I have an inverter that has no accessible API, therefore I want to scrape the webpage to gain the energy production information.
In the html code you find something like this:
<tr> <!-- 历史发电量 --> <th scope="row">Lifetime generation</th> <td>64.2 kWh </td> </tr> <tr> <!-- 最近一次系统功率 --> <th scope="row">Last System Power</th> <td>847 W </td> </tr> <tr> <!-- 系统当天累计发电量 --> <th scope="row">Generation of Current Day</th> <td>0.69 kWh </td> </tr>
So, I want to extract the value of the current day.
It’s my first time trying regular expression, therefore I tried this:
.*Generation of Current Day<\/th>\n\s*<td>[+-]?\d+((\.|\,)\d+)? kWh <\/td>.*
If I test that on https://regex101.com/
<th scope="row">Generation of Current Day</th> <td>0.69 kWh </td>
Of course, I have to reduce the output to the number value only, any hints?

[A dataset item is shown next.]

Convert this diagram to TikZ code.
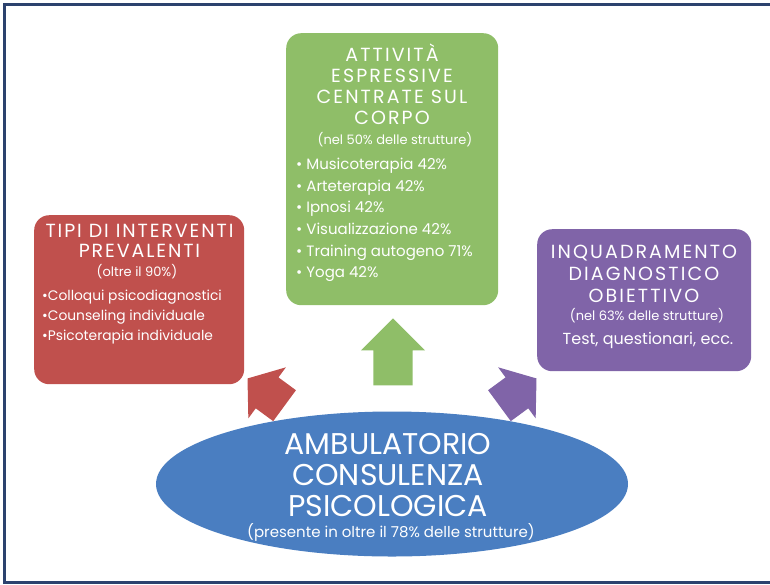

I tried to use that with OH3, to get a first result there:
- added a http thing and channel that already receives the complete html code as a string.
- installed the REGEX transformation
- Configured the channel:
The result is that the item is empty.
- How do I configure the channel that I will receive the right value?
- Is there any optimization for the regular expression?